## [Dataset excerpts]
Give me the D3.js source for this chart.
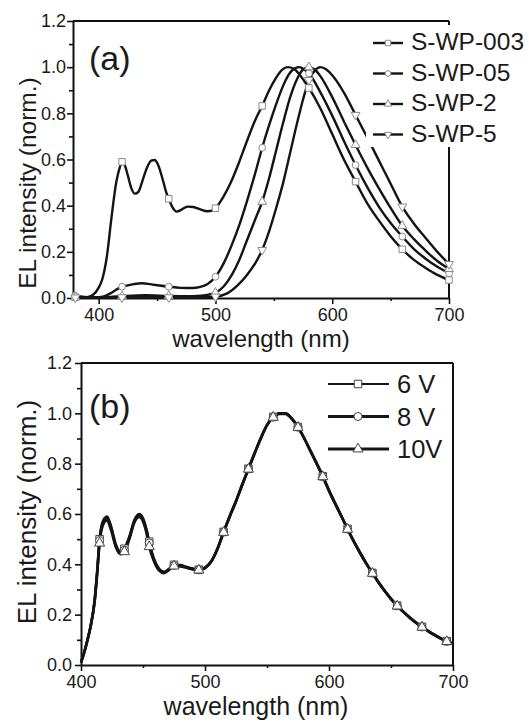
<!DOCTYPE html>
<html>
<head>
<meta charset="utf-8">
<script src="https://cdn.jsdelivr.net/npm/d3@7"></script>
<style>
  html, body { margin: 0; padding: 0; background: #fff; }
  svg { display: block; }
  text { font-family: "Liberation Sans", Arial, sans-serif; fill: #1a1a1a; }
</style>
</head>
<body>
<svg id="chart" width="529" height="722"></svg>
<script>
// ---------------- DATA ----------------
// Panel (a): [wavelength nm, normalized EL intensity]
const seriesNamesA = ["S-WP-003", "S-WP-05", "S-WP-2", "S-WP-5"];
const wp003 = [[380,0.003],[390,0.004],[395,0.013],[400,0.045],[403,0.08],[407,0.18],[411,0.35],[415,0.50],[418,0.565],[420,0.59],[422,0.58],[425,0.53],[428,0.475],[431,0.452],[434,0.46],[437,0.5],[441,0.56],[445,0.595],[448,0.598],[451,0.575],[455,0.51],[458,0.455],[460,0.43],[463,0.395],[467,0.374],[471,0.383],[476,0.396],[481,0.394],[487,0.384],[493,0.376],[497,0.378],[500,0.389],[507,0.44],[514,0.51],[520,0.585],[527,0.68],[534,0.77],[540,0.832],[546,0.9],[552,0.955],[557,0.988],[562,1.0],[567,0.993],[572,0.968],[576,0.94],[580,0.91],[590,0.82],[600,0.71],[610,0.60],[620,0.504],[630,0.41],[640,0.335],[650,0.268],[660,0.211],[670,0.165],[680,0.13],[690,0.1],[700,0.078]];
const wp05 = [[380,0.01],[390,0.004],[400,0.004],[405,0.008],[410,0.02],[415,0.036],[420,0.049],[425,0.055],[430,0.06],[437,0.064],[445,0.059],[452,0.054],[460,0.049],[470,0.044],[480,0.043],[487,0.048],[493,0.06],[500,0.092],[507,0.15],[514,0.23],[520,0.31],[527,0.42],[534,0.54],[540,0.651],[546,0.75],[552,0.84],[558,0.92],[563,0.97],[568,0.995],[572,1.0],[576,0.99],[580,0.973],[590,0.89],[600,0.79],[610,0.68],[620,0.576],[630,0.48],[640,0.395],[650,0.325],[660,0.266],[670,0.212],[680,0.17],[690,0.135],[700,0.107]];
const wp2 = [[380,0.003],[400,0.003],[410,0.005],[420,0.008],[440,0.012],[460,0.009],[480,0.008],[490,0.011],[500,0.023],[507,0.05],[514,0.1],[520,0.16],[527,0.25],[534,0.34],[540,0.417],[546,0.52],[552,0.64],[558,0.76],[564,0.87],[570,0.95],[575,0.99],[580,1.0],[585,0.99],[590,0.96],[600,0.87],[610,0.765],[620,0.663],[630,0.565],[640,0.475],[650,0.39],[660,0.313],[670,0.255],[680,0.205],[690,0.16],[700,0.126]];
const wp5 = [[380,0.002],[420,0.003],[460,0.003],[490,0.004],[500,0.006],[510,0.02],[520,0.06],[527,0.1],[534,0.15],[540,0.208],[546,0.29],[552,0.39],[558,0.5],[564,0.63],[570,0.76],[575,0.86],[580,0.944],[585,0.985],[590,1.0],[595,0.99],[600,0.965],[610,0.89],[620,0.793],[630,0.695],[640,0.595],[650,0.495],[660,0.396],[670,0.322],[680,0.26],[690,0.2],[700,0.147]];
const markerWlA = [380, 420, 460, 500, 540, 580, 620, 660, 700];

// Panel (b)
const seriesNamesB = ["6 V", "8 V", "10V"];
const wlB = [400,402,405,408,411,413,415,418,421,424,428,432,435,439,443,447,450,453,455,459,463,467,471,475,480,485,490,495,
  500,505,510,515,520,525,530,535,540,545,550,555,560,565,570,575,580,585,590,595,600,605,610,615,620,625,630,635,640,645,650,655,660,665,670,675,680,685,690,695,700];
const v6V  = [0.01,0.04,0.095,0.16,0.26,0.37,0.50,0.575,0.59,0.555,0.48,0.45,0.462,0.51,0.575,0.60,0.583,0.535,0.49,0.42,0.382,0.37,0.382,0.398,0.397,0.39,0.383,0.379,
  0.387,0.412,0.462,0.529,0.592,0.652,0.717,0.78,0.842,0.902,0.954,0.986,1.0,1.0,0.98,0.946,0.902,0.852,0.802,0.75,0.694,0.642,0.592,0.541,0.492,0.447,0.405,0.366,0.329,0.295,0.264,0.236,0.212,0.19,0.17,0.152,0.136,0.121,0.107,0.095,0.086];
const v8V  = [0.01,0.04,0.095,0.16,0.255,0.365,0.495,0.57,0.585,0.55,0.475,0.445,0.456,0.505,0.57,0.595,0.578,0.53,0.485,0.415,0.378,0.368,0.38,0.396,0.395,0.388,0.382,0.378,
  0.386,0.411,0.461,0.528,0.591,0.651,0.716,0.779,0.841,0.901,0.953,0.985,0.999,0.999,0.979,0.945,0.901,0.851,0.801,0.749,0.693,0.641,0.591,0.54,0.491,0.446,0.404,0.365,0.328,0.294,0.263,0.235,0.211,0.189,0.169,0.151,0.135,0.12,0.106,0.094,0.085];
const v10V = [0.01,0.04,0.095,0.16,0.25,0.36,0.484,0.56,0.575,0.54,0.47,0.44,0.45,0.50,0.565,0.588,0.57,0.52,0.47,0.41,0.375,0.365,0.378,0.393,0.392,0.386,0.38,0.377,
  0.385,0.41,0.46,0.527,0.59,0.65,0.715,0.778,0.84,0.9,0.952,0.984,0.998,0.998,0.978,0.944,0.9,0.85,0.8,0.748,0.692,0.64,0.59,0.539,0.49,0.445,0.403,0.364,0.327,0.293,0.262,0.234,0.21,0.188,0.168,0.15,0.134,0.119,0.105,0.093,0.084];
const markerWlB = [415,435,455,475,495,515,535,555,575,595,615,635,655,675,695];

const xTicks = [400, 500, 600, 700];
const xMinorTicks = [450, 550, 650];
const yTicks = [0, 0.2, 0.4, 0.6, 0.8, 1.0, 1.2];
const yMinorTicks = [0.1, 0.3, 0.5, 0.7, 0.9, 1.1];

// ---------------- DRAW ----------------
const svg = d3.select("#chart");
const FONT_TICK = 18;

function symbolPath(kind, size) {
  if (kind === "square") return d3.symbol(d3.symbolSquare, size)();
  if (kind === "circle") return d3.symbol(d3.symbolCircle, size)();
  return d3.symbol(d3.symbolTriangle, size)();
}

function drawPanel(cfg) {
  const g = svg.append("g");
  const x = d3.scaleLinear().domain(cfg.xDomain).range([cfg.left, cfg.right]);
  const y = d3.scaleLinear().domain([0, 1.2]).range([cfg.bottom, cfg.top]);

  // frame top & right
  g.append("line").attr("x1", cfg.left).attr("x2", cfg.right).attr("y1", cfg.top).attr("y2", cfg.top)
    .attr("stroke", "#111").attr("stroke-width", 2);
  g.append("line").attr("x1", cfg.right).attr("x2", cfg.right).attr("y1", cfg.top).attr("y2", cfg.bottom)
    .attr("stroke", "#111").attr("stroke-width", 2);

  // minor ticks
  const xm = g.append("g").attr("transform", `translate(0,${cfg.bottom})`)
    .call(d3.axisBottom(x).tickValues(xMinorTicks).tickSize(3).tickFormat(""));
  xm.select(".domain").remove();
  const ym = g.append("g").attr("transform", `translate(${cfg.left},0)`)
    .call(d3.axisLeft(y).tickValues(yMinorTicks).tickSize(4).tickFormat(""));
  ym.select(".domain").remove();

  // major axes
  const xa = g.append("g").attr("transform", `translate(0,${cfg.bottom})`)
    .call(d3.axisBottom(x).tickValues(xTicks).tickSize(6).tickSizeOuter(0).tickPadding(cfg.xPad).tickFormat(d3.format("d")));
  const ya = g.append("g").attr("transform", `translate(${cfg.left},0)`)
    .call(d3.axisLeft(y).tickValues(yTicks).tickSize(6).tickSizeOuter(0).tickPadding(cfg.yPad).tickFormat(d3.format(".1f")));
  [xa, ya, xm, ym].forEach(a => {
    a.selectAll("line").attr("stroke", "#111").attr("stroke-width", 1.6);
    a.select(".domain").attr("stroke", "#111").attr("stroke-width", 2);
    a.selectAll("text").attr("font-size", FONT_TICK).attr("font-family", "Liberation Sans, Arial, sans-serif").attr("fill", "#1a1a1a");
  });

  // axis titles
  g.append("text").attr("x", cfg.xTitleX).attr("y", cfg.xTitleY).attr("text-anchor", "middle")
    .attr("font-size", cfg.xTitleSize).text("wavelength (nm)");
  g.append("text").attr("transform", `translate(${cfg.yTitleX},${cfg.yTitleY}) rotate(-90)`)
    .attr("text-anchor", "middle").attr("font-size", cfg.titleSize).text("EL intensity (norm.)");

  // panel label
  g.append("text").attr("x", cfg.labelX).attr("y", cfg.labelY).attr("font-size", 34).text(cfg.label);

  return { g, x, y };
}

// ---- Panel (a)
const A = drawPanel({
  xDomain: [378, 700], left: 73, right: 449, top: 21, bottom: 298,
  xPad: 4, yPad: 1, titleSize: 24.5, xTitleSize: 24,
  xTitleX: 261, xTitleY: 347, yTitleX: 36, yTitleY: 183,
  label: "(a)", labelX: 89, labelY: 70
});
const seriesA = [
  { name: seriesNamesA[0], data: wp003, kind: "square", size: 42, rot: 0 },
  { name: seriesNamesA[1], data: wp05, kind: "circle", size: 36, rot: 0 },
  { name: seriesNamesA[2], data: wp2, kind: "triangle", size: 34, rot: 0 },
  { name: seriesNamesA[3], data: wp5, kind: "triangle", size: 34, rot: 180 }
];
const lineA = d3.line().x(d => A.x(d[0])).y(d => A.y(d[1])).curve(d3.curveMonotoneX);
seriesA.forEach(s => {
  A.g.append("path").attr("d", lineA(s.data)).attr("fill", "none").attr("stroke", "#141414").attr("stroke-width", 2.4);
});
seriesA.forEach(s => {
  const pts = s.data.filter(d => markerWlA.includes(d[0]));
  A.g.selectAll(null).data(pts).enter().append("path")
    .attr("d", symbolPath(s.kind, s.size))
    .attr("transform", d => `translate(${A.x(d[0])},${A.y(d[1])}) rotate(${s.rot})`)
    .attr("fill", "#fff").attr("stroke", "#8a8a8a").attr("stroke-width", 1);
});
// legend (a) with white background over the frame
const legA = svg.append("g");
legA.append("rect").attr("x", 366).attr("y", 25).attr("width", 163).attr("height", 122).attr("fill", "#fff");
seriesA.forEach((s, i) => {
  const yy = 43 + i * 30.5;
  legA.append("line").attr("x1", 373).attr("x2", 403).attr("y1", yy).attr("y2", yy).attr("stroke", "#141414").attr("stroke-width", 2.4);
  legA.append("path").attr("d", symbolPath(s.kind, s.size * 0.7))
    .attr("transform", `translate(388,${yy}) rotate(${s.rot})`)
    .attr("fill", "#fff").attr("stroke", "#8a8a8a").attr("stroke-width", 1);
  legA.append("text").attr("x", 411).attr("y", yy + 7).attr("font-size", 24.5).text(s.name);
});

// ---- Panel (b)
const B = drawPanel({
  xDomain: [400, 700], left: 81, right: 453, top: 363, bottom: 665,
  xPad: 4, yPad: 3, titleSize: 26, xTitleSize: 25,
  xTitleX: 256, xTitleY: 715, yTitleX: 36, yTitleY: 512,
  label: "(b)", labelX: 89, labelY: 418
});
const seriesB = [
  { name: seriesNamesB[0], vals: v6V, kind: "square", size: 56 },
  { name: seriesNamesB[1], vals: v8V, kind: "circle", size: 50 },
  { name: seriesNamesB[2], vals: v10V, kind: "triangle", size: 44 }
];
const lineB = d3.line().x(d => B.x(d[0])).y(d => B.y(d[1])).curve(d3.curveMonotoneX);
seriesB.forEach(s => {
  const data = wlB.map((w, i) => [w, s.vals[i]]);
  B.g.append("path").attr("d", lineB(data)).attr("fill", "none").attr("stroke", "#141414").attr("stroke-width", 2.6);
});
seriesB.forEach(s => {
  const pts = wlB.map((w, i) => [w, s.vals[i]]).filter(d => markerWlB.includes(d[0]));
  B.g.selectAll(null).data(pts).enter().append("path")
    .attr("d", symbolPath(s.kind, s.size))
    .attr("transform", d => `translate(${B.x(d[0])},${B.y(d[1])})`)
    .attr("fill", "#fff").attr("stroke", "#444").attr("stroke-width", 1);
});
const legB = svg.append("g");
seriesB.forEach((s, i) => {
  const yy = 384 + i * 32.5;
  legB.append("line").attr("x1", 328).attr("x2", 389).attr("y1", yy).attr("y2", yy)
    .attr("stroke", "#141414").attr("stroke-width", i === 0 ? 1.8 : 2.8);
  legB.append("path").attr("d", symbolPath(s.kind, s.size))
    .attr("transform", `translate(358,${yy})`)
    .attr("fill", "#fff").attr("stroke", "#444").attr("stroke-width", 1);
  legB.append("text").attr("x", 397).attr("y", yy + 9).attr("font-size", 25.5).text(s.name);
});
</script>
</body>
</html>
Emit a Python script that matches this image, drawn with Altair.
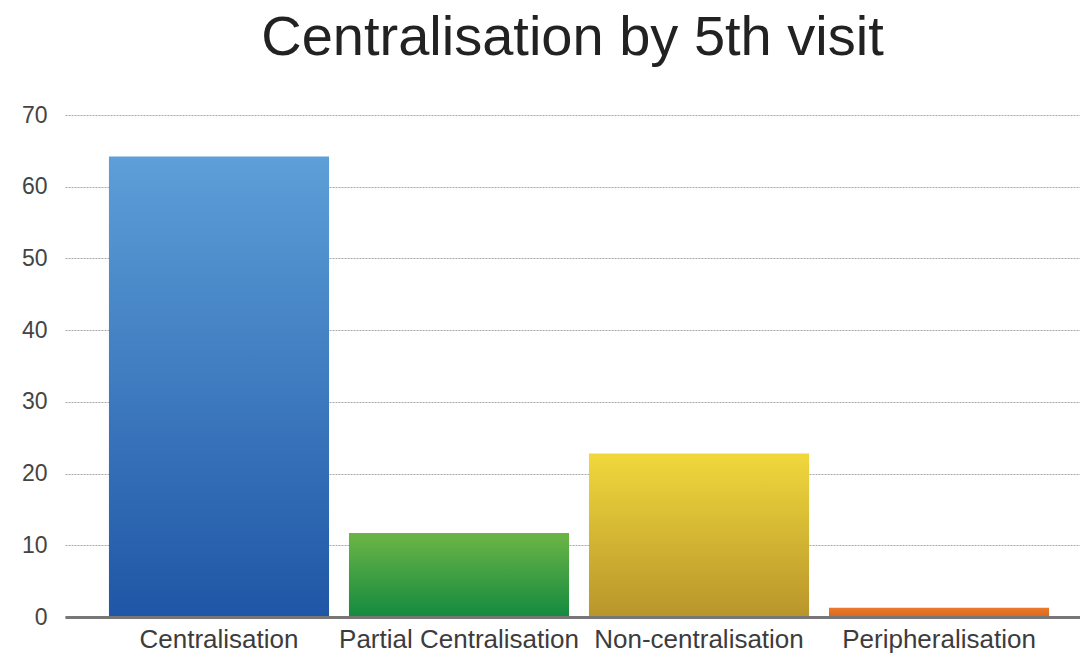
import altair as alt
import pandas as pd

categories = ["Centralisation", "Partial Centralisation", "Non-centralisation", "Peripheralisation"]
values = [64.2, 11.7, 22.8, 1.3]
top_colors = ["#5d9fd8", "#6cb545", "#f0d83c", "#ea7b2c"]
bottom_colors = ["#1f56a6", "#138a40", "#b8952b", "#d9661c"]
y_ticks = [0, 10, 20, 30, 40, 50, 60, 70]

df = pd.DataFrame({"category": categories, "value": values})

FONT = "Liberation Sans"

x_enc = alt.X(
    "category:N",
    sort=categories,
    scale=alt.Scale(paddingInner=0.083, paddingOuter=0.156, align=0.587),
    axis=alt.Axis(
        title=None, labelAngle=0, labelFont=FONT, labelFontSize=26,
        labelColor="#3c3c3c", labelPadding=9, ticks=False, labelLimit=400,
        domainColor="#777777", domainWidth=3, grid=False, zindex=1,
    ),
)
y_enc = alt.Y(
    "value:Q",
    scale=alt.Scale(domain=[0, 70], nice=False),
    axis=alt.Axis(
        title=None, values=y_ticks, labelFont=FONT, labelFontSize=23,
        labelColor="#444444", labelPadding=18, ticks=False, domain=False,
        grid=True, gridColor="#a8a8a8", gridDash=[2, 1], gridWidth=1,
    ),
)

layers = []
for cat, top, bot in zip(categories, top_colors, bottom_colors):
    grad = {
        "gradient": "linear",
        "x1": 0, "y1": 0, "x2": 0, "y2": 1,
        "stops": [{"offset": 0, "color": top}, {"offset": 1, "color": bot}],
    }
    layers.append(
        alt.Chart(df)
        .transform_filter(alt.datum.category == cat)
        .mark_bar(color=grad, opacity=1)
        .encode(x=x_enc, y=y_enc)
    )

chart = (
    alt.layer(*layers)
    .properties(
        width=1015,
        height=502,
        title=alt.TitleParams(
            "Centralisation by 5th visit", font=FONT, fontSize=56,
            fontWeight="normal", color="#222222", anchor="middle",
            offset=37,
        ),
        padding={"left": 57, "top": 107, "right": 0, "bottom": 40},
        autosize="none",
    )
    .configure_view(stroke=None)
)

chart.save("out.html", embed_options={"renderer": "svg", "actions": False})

## [The problem]
Filter the records above for lines containing the word "with", and copy those lines.

## [Output for this exercise]
// legend (a) with white background over the frame
Emit a Python script that matches this image, drawn with Altair.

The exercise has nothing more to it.